I have LED headlights in my

I have LED headlights in my Mondeo and they are very good at what they do. I don’t have people flashing me thinking I’ve got main beams on with them. From a safety point of view they are superior to halogen bulbs definitely
GaryW 23 September 2019

Have to disagree with Lovema75

Yes, LED headlights are expensive to replace, but it's hard to imagine how anyone can say they do nothing to advance road safety...unless they've never driven a car that has them.  Being able to see where you're going, and see people/wildlife at the side of the road, is pretty fundamental to being able to drive safely at night.  LEDs are massively superior to other kinds of headlight, especially on dipped beam.  Tungsten and halogen were useless, HID tends to be OK on full beam but useless on dipped beam, LED is great all the time especially if the headlights are adaptive.

si73 23 September 2019

They maybe great for you

They maybe great for you behind the wheel but as an oncoming motorist gets blinded so badly that the road can't be seen I find myself agreeing with lovema75, they are more of a hazard on the road especially on SUVs which appear to have perfect eyeline height lights for normal car users.
289 23 September 2019

@GaryW

What utter rot Gary.

I rallied for years with Halogen lighting and never had a problem with vision....frankly the lights lit up night time stages beautifully at high speed, so I am damn sure you will be fine with Halogen lights in a country with a 70 mph maximum limit.
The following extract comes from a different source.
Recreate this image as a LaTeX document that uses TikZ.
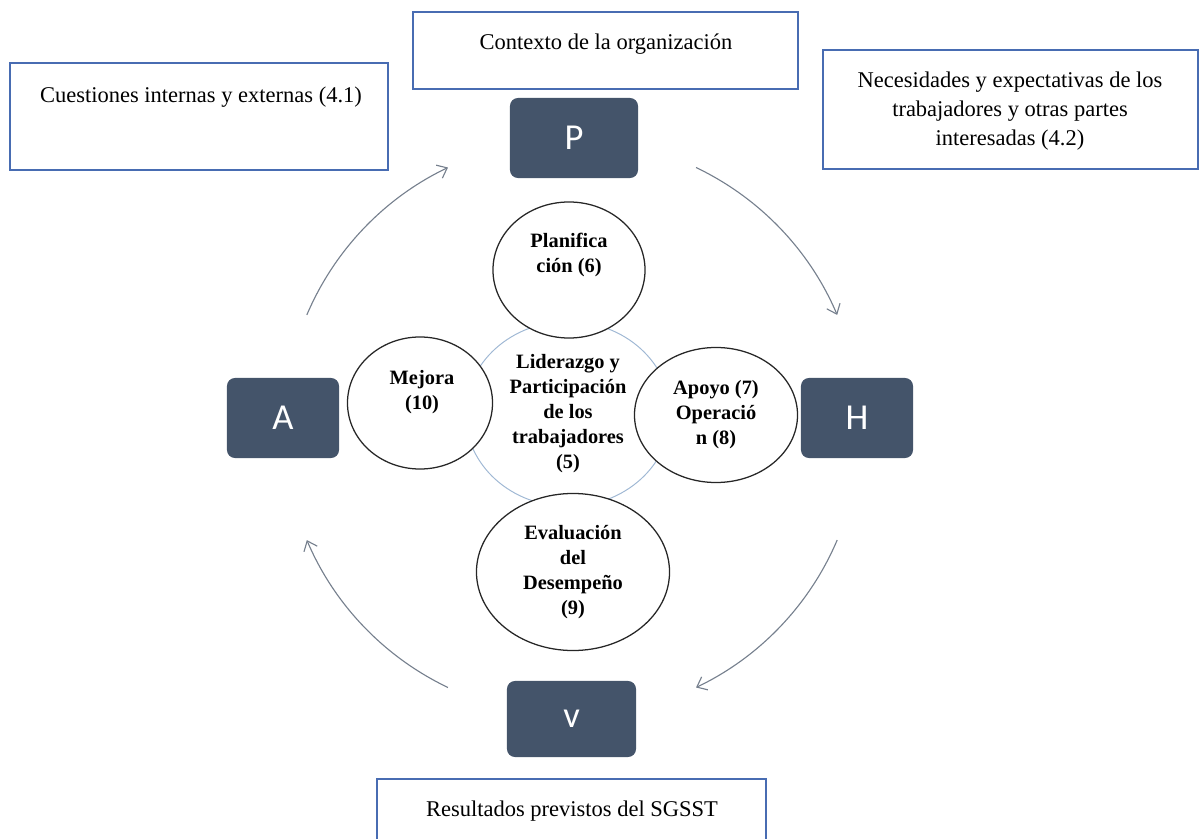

All this without burning out other road users retinas.

xxxx 23 September 2019

Economy gain?

Agreed Lovema75. 

And as to Economy there could have been a separte article on how much these add to the initial production cost, and, god forbid if need to replace a headlight (Bi_xenon +LED ). Someone at work replaced ONE last year, £850 for a basic'ish Alfa + £150 fitting = £1,000!! 

Takeitslowly 23 September 2019

xxxx wrote:

xxxx wrote:

Agreed Lovema75. 

And as to Economy there could have been a separte article on how much these add to the initial production cost, and, god forbid if need to replace a headlight (Bi_xenon +LED ). Someone at work replaced ONE last year, £850 for a basic'ish Alfa + £150 fitting = £1,000!! 

 

Answer to perennial moaning?...don't buy a car with them or stick to your horse and cart with candles at each corner.